Soldiers, politicians and a military watchdog are calling for action.
Emma Norton, the Liberty lawyer who is representing Anne-Marie’s family, believes the rape enquiry should have been handled by civilian police. She said: “There are broader concerns too about the independence of military justice and I can’t think of a better example than this case. It is almost as though the odds were stacked against Anne-Marie from the outset. We would say of victims like Anne-Marie and other serving personnel they get second best justice.”
Since the scandal of Deepcut barracks at which four young recruits died in mysterious circumstances amid allegations of bullying, allegations of serious criminal activity by service personnel in the UK have been investigated by civilian police, at least initially. But Anne-Marie’s alleged rape took place at Sennelage barracks in Germany, and the new rule does not apply outside the UK.
Nicholas Blake, QC, who carried out a review into the Deepcut deaths found “clear evidence of foul abuse” of trainees and recommended an independent Ombudsman be appointed to deal with complaints from soldiers. Instead a Services complaints system was set up in which complaints are still dealt with internally, with an independent Service Complaints Commissioner overseeing grievances.
But the Commissioner, Dr Susan Atkins, has no power to influence outcomes and has said men and women risking their lives deserve better.
As a Royal Military Policewoman, Corporal Ellement found her case being investigated by her own unit, and the RMP’s involvement has continued even into a review of the original investigation.

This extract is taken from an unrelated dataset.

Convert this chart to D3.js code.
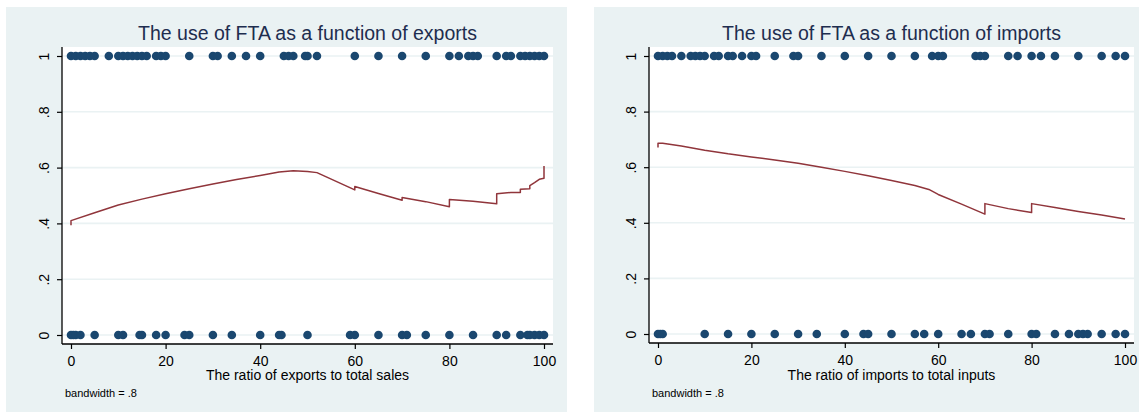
<!DOCTYPE html>
<html>
<head>
<meta charset="utf-8">
<script src="https://cdn.jsdelivr.net/npm/d3@7"></script>
<style>
  body { margin: 0; background: #ffffff; }
  svg { display: block; font-family: "Liberation Sans", Arial, Helvetica, sans-serif; }
</style>
</head>
<body>
<svg id="chart" width="1142" height="412"></svg>
<script>
// Axis ticks shared by both panels
const xTicks = [0, 20, 40, 60, 80, 100];
const yTicks = [0, 0.2, 0.4, 0.6, 0.8, 1];
const yTickLabels = ["0", ".2", ".4", ".6", ".8", "1"];

// Firms by export share (percent of total sales): FTA used (1) / not used (0)
const exportsUsed = [0, 1, 2, 3, 4, 5, 8, 10, 11, 12, 13, 14, 15, 16, 18, 19, 20, 25, 30, 31,
  34, 37, 40, 45, 46, 47, 49.5, 50, 52, 60, 65, 70, 75, 80, 82, 84, 85, 86, 90, 92, 93,
  95, 96, 97, 98, 99, 100];
const exportsNotUsed = [0, 0.5, 1, 2, 5, 10, 11, 14.5, 15, 18, 20, 24, 25, 30, 34, 40, 44, 44.5,
  50, 59, 60, 65, 70, 71, 75, 80, 85, 90, 92, 95, 96.5, 97, 98, 99, 100];
// Smoothed probability of FTA use against export share
const exportsFitX = [0, 0, 5, 10, 15, 20, 25, 30, 35, 40, 44, 47, 50, 52, 60, 60, 65, 70, 70,
  75, 80, 80, 85, 90, 90, 93, 95, 95, 97, 97, 98, 99, 100, 100];
const exportsFitY = [0.393, 0.410, 0.438, 0.466, 0.487, 0.506, 0.524, 0.541, 0.557, 0.572,
  0.584, 0.589, 0.586, 0.582, 0.520, 0.532, 0.507, 0.483, 0.493, 0.478, 0.460, 0.486,
  0.479, 0.470, 0.506, 0.511, 0.511, 0.522, 0.524, 0.535, 0.546, 0.558, 0.562, 0.606];

// Firms by import share (percent of total inputs): FTA used (1) / not used (0)
const importsUsed = [0, 1, 2, 3, 5, 7, 8, 9, 10, 12, 13, 15, 16, 18, 20, 21, 25, 29, 30, 35,
  40, 45, 50, 55, 58.7, 60, 61, 68, 69, 70, 75, 77, 80, 82, 85, 90, 95, 98, 100];
const importsNotUsed = [0, 0.5, 1, 10, 15, 20, 25, 30, 34, 40, 44, 45, 50, 55, 57, 60, 65, 67,
  70, 71, 75, 80, 81, 85, 88, 90, 91, 92, 95, 98, 100];
// Smoothed probability of FTA use against import share
const importsFitX = [0, 0, 1, 5, 10, 15, 20, 25, 30, 35, 40, 45, 50, 55, 58, 60, 65, 70, 70,
  75, 80, 80, 85, 90, 95, 100];
const importsFitY = [0.671, 0.686, 0.686, 0.676, 0.661, 0.648, 0.637, 0.626, 0.614, 0.600,
  0.585, 0.569, 0.552, 0.534, 0.520, 0.502, 0.467, 0.431, 0.469, 0.451, 0.437, 0.469,
  0.455, 0.441, 0.428, 0.414];

const panels = [
  {
    title: "The use of FTA as a function of exports",
    xTitle: "The ratio of exports to total sales",
    note: "bandwidth = .8",
    used: exportsUsed, notUsed: exportsNotUsed, fitX: exportsFitX, fitY: exportsFitY,
    outer: { x0: 6, y0: 7, x1: 567, y1: 412 },
    plot: { x0: 62, y0: 47, x1: 553, y1: 344 }
  },
  {
    title: "The use of FTA as a function of imports",
    xTitle: "The ratio of imports to total inputs",
    note: "bandwidth = .8",
    used: importsUsed, notUsed: importsNotUsed, fitX: importsFitX, fitY: importsFitY,
    outer: { x0: 594, y0: 7, x1: 1139, y1: 412 },
    plot: { x0: 649, y0: 47, x1: 1134, y1: 343 }
  }
];

const svg = d3.select("#chart");
const bgColor = "#eaf2f3";
const markerColor = "#1a476f";
const lineColor = "#90353b";
const titleColor = "#1e2d4f";
const pad = 9;

panels.forEach(p => {
  const g = svg.append("g");
  const o = p.outer, r = p.plot;

  g.append("rect")
    .attr("x", o.x0).attr("y", o.y0)
    .attr("width", o.x1 - o.x0).attr("height", o.y1 - o.y0)
    .attr("fill", bgColor);
  g.append("rect")
    .attr("x", r.x0).attr("y", r.y0)
    .attr("width", r.x1 - r.x0).attr("height", r.y1 - r.y0)
    .attr("fill", "#ffffff");

  const x = d3.scaleLinear().domain([0, 100]).range([r.x0 + pad, r.x1 - pad]);
  const y = d3.scaleLinear().domain([0, 1]).range([r.y1 - pad, r.y0 + pad]);

  // horizontal grid
  g.append("g").selectAll("line").data(yTicks).join("line")
    .attr("x1", r.x0).attr("x2", r.x1)
    .attr("y1", d => y(d)).attr("y2", d => y(d))
    .attr("stroke", bgColor).attr("stroke-width", 1.6);

  // y axis
  const yAxis = g.append("g")
    .attr("transform", `translate(${r.x0},0)`)
    .call(d3.axisLeft(y).tickValues(yTicks).tickSize(5)
      .tickFormat((d, i) => yTickLabels[i]));
  yAxis.select(".domain").remove();
  yAxis.selectAll(".tick line").attr("stroke", "#000").attr("stroke-width", 1.2);
  yAxis.selectAll(".tick text")
    .attr("transform", "rotate(-90)")
    .attr("x", 0).attr("y", -13).attr("dy", 0)
    .attr("text-anchor", "middle")
    .attr("font-size", 14).attr("fill", "#000");

  // x axis
  const xAxis = g.append("g")
    .attr("transform", `translate(0,${r.y1})`)
    .call(d3.axisBottom(x).tickValues(xTicks).tickSize(5).tickPadding(7));
  xAxis.select(".domain").remove();
  xAxis.selectAll(".tick line").attr("stroke", "#000").attr("stroke-width", 1.2);
  xAxis.selectAll(".tick text").attr("font-size", 14).attr("fill", "#000");

  // axis lines along the plot region edges
  g.append("line")
    .attr("x1", r.x0).attr("x2", r.x0).attr("y1", r.y0).attr("y2", r.y1)
    .attr("stroke", "#000").attr("stroke-width", 1.3);
  g.append("line")
    .attr("x1", r.x0).attr("x2", r.x1).attr("y1", r.y1).attr("y2", r.y1)
    .attr("stroke", "#000").attr("stroke-width", 1.3);

  // observations
  const dots = g.append("g").attr("fill", markerColor);
  dots.selectAll("circle.used").data(p.used).join("circle")
    .attr("class", "used")
    .attr("cx", d => x(d)).attr("cy", y(1)).attr("r", 4.3);
  dots.selectAll("circle.notused").data(p.notUsed).join("circle")
    .attr("class", "notused")
    .attr("cx", d => x(d)).attr("cy", y(0)).attr("r", 4.3);

  // smoothed fit
  const fit = p.fitX.map((v, i) => [v, p.fitY[i]]);
  g.append("path")
    .datum(fit)
    .attr("fill", "none")
    .attr("stroke", lineColor)
    .attr("stroke-width", 1.5)
    .attr("stroke-linejoin", "round")
    .attr("d", d3.line().x(d => x(d[0])).y(d => y(d[1])));

  const cx = (r.x0 + r.x1) / 2;
  g.append("text")
    .attr("x", cx).attr("y", 40)
    .attr("text-anchor", "middle")
    .attr("font-size", 19.5).attr("fill", titleColor)
    .text(p.title);
  g.append("text")
    .attr("x", cx).attr("y", 380)
    .attr("text-anchor", "middle")
    .attr("font-size", 14).attr("fill", "#000")
    .text(p.xTitle);
  g.append("text")
    .attr("x", r.x0 + 3).attr("y", 397)
    .attr("font-size", 11).attr("fill", "#000")
    .text(p.note);
});
</script>
</body>
</html>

Her family, who include older sister Sharon Hardy, of Bournemouth, say the RMP “failed in its duty of care”.
Ms Norton said: “The Service Prosecuting Authority offered to meet the family back in October and the family was hoping that this would allay fears, but it had the opposite effect. As a result of that meeting we had more concerns and so wrote to the Ministry of Defence and said: ‘we have more concerns, now please will you confirm whether you are going to re-open, or order that the investigation be reopened.’ They have conducted an internal review but they haven’t told us the outcome, although we understand that it hasn’t resulted in a reinvestigation and it looks as though the RMP were involved in that as well.
“Not only was the investigation carried out by the military police the internal review appears to have been carried out by them as well. To be fair to them it has also involved Royal Naval Police but we still don’t know whether they are going to reopen the rape investigation which is what we have asked for.
“Getting the investigation reopened is almost as important to the families as the new inquest.”